- Task statement -
No images are to be carried over; print all other material exactly as it stands.

- Data shown -
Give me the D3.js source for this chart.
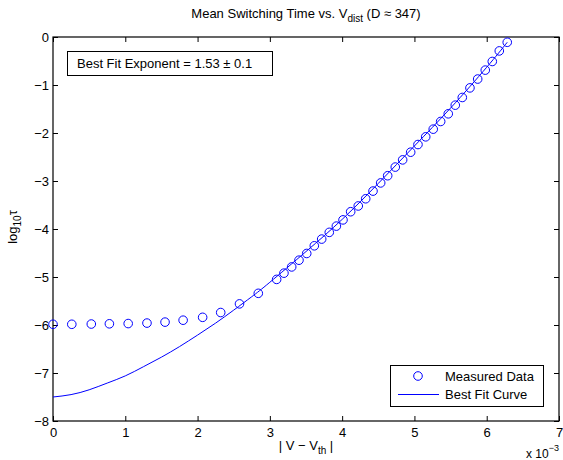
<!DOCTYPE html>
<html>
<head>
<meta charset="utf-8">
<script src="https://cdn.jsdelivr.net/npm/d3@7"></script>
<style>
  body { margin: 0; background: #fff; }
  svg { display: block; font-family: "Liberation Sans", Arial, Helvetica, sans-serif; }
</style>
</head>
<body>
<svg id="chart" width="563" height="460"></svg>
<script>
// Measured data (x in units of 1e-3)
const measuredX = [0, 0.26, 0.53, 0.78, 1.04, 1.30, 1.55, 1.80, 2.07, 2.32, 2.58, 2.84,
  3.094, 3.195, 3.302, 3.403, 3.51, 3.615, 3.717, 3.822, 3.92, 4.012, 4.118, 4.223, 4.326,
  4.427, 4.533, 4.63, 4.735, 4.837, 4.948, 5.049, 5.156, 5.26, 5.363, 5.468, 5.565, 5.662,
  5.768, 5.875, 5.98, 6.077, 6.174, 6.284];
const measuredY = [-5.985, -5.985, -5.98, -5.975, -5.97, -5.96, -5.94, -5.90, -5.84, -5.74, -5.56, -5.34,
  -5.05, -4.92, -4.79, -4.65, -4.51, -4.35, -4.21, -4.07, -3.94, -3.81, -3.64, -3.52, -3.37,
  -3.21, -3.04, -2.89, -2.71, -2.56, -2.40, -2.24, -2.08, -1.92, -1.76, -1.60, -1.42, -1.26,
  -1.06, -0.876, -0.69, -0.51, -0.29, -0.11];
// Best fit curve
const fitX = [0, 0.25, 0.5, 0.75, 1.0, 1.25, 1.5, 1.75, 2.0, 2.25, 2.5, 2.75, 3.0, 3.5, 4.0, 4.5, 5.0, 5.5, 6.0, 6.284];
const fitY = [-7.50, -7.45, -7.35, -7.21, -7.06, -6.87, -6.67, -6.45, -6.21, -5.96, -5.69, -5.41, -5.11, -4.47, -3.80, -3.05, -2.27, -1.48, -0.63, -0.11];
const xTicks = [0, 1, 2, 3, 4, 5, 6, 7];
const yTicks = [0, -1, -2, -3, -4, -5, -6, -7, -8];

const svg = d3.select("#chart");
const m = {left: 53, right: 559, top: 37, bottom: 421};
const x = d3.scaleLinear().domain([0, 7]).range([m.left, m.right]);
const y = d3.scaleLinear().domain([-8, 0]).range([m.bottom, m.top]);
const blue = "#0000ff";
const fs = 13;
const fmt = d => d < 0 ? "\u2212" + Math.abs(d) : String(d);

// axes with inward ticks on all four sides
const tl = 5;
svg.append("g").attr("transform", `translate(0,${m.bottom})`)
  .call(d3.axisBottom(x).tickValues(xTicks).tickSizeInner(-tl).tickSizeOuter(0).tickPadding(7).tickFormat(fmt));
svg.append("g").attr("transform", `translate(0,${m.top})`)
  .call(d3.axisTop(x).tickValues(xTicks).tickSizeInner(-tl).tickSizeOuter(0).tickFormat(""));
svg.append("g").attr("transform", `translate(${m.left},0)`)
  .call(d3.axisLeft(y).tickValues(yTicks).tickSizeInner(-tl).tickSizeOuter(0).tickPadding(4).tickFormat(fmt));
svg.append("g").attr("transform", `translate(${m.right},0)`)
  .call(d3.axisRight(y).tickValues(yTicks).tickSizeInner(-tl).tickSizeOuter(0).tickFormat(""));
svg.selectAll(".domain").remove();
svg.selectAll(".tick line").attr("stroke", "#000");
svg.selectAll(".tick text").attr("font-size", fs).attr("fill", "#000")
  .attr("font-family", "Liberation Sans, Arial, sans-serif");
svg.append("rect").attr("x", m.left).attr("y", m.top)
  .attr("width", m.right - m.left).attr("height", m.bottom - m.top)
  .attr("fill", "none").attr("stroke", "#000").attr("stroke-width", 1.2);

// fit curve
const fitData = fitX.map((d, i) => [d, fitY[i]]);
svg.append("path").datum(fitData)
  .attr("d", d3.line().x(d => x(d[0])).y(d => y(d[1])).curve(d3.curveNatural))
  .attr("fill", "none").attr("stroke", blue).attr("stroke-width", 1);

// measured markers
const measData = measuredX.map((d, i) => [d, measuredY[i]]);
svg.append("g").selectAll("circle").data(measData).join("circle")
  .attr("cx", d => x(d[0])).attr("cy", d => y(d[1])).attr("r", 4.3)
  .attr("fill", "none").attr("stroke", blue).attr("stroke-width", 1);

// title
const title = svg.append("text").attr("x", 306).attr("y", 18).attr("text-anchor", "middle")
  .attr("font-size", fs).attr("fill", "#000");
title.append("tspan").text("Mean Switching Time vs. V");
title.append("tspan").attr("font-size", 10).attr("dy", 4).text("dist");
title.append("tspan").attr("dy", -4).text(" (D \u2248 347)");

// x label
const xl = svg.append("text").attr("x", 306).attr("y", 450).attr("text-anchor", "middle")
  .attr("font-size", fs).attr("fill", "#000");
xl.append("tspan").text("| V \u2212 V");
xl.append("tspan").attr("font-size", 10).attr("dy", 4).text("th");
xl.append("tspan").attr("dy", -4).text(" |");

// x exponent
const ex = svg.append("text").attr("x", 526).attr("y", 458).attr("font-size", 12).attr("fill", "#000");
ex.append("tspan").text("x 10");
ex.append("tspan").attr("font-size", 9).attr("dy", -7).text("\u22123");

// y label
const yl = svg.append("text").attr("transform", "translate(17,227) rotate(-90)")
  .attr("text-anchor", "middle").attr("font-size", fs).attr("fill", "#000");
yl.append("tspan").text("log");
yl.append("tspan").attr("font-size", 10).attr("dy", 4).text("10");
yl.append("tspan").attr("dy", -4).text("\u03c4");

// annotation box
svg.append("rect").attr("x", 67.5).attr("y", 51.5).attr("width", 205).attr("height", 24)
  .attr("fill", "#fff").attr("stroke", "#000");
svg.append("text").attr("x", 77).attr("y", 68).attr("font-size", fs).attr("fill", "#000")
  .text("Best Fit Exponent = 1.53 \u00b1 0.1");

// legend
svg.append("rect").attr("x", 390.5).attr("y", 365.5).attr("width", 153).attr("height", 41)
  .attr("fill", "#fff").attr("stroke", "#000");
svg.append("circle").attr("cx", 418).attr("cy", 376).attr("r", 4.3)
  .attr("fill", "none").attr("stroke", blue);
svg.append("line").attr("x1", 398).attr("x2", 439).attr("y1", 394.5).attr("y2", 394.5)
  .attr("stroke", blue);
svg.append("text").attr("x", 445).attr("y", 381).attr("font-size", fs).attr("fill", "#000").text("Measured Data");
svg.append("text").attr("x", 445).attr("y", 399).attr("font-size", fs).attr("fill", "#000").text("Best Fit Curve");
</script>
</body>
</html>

- Complete response -
Give me the D3.js source for this chart.
<!DOCTYPE html>
<html>
<head>
<meta charset="utf-8">
<script src="https://cdn.jsdelivr.net/npm/d3@7"></script>
<style>
  body { margin: 0; background: #fff; }
  svg { display: block; font-family: "Liberation Sans", Arial, Helvetica, sans-serif; }
</style>
</head>
<body>
<svg id="chart" width="563" height="460"></svg>
<script>
// Measured data (x in units of 1e-3)
const measuredX = [0, 0.26, 0.53, 0.78, 1.04, 1.30, 1.55, 1.80, 2.07, 2.32, 2.58, 2.84,
  3.094, 3.195, 3.302, 3.403, 3.51, 3.615, 3.717, 3.822, 3.92, 4.012, 4.118, 4.223, 4.326,
  4.427, 4.533, 4.63, 4.735, 4.837, 4.948, 5.049, 5.156, 5.26, 5.363, 5.468, 5.565, 5.662,
  5.768, 5.875, 5.98, 6.077, 6.174, 6.284];
const measuredY = [-5.985, -5.985, -5.98, -5.975, -5.97, -5.96, -5.94, -5.90, -5.84, -5.74, -5.56, -5.34,
  -5.05, -4.92, -4.79, -4.65, -4.51, -4.35, -4.21, -4.07, -3.94, -3.81, -3.64, -3.52, -3.37,
  -3.21, -3.04, -2.89, -2.71, -2.56, -2.40, -2.24, -2.08, -1.92, -1.76, -1.60, -1.42, -1.26,
  -1.06, -0.876, -0.69, -0.51, -0.29, -0.11];
// Best fit curve
const fitX = [0, 0.25, 0.5, 0.75, 1.0, 1.25, 1.5, 1.75, 2.0, 2.25, 2.5, 2.75, 3.0, 3.5, 4.0, 4.5, 5.0, 5.5, 6.0, 6.284];
const fitY = [-7.50, -7.45, -7.35, -7.21, -7.06, -6.87, -6.67, -6.45, -6.21, -5.96, -5.69, -5.41, -5.11, -4.47, -3.80, -3.05, -2.27, -1.48, -0.63, -0.11];
const xTicks = [0, 1, 2, 3, 4, 5, 6, 7];
const yTicks = [0, -1, -2, -3, -4, -5, -6, -7, -8];

const svg = d3.select("#chart");
const m = {left: 53, right: 559, top: 37, bottom: 421};
const x = d3.scaleLinear().domain([0, 7]).range([m.left, m.right]);
const y = d3.scaleLinear().domain([-8, 0]).range([m.bottom, m.top]);
const blue = "#0000ff";
const fs = 13;
const fmt = d => d < 0 ? "\u2212" + Math.abs(d) : String(d);

// axes with inward ticks on all four sides
const tl = 5;
svg.append("g").attr("transform", `translate(0,${m.bottom})`)
  .call(d3.axisBottom(x).tickValues(xTicks).tickSizeInner(-tl).tickSizeOuter(0).tickPadding(7).tickFormat(fmt));
svg.append("g").attr("transform", `translate(0,${m.top})`)
  .call(d3.axisTop(x).tickValues(xTicks).tickSizeInner(-tl).tickSizeOuter(0).tickFormat(""));
svg.append("g").attr("transform", `translate(${m.left},0)`)
  .call(d3.axisLeft(y).tickValues(yTicks).tickSizeInner(-tl).tickSizeOuter(0).tickPadding(4).tickFormat(fmt));
svg.append("g").attr("transform", `translate(${m.right},0)`)
  .call(d3.axisRight(y).tickValues(yTicks).tickSizeInner(-tl).tickSizeOuter(0).tickFormat(""));
svg.selectAll(".domain").remove();
svg.selectAll(".tick line").attr("stroke", "#000");
svg.selectAll(".tick text").attr("font-size", fs).attr("fill", "#000")
  .attr("font-family", "Liberation Sans, Arial, sans-serif");
svg.append("rect").attr("x", m.left).attr("y", m.top)
  .attr("width", m.right - m.left).attr("height", m.bottom - m.top)
  .attr("fill", "none").attr("stroke", "#000").attr("stroke-width", 1.2);

// fit curve
const fitData = fitX.map((d, i) => [d, fitY[i]]);
svg.append("path").datum(fitData)
  .attr("d", d3.line().x(d => x(d[0])).y(d => y(d[1])).curve(d3.curveNatural))
  .attr("fill", "none").attr("stroke", blue).attr("stroke-width", 1);

// measured markers
const measData = measuredX.map((d, i) => [d, measuredY[i]]);
svg.append("g").selectAll("circle").data(measData).join("circle")
  .attr("cx", d => x(d[0])).attr("cy", d => y(d[1])).attr("r", 4.3)
  .attr("fill", "none").attr("stroke", blue).attr("stroke-width", 1);

// title
const title = svg.append("text").attr("x", 306).attr("y", 18).attr("text-anchor", "middle")
  .attr("font-size", fs).attr("fill", "#000");
title.append("tspan").text("Mean Switching Time vs. V");
title.append("tspan").attr("font-size", 10).attr("dy", 4).text("dist");
title.append("tspan").attr("dy", -4).text(" (D \u2248 347)");

// x label
const xl = svg.append("text").attr("x", 306).attr("y", 450).attr("text-anchor", "middle")
  .attr("font-size", fs).attr("fill", "#000");
xl.append("tspan").text("| V \u2212 V");
xl.append("tspan").attr("font-size", 10).attr("dy", 4).text("th");
xl.append("tspan").attr("dy", -4).text(" |");

// x exponent
const ex = svg.append("text").attr("x", 526).attr("y", 458).attr("font-size", 12).attr("fill", "#000");
ex.append("tspan").text("x 10");
ex.append("tspan").attr("font-size", 9).attr("dy", -7).text("\u22123");

// y label
const yl = svg.append("text").attr("transform", "translate(17,227) rotate(-90)")
  .attr("text-anchor", "middle").attr("font-size", fs).attr("fill", "#000");
yl.append("tspan").text("log");
yl.append("tspan").attr("font-size", 10).attr("dy", 4).text("10");
yl.append("tspan").attr("dy", -4).text("\u03c4");

// annotation box
svg.append("rect").attr("x", 67.5).attr("y", 51.5).attr("width", 205).attr("height", 24)
  .attr("fill", "#fff").attr("stroke", "#000");
svg.append("text").attr("x", 77).attr("y", 68).attr("font-size", fs).attr("fill", "#000")
  .text("Best Fit Exponent = 1.53 \u00b1 0.1");

// legend
svg.append("rect").attr("x", 390.5).attr("y", 365.5).attr("width", 153).attr("height", 41)
  .attr("fill", "#fff").attr("stroke", "#000");
svg.append("circle").attr("cx", 418).attr("cy", 376).attr("r", 4.3)
  .attr("fill", "none").attr("stroke", blue);
svg.append("line").attr("x1", 398).attr("x2", 439).attr("y1", 394.5).attr("y2", 394.5)
  .attr("stroke", blue);
svg.append("text").attr("x", 445).attr("y", 381).attr("font-size", fs).attr("fill", "#000").text("Measured Data");
svg.append("text").attr("x", 445).attr("y", 399).attr("font-size", fs).attr("fill", "#000").text("Best Fit Curve");
</script>
</body>
</html>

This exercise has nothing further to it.